Green also says that the city should focus on other priorities.
“Are you so good at picking up garbage and fixing the roads and cleaning the streets, and do you have all the police officers you need for a safe city? I think those are the sort of things you have to ask in terms of priorities before you think about taking on a $100 million fiber optic network,” Green says.
Beggs, however, counters that the working group’s main principle is that either a private company will take on the project, or the fiber optic network’s users would pay for it.
“In today’s financial situation, for the general taxpayers to pay for it, that’s not an option,” Beggs says. “The other principle is, as much as possible, we’re simply trying to open up the infrastructure so that private companies will provide the actual service and the competition of the free market will take care of pricing.”
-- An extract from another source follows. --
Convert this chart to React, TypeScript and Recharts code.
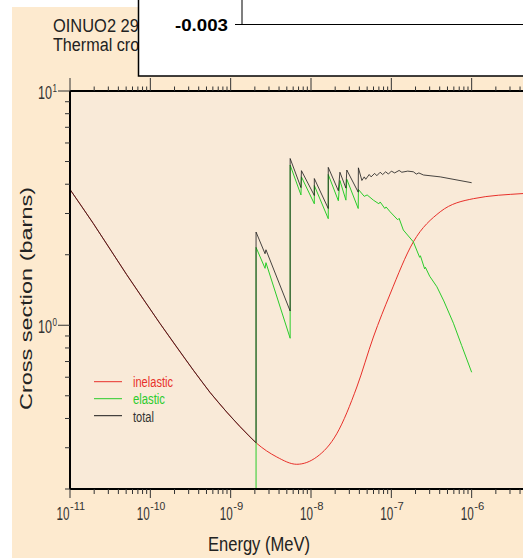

Shallbetter says cost is just one aspect of a fiber optic network that the working group is considering.
“We’re looking at the model that we think is going to have the biggest bang for its buck in the end, is going to provide all of the requirements that we need and will have the longest life. We want something that will essentially last into the indefinite future,” Shallbetter says.
Beggs says he’s pleased that Spokane is “seizing the day” when it comes to considering technological advances.
“Our work as city is to try to figure out, ‘Okay, nationally this market is in flux, what can we do to leverage it to the benefit of our community members?’ That’s really what the work group is,” Beggs says. “It’s figuring out how to be smarter given the market conditions and leveraging our position to increase service and lower cost with better competition.”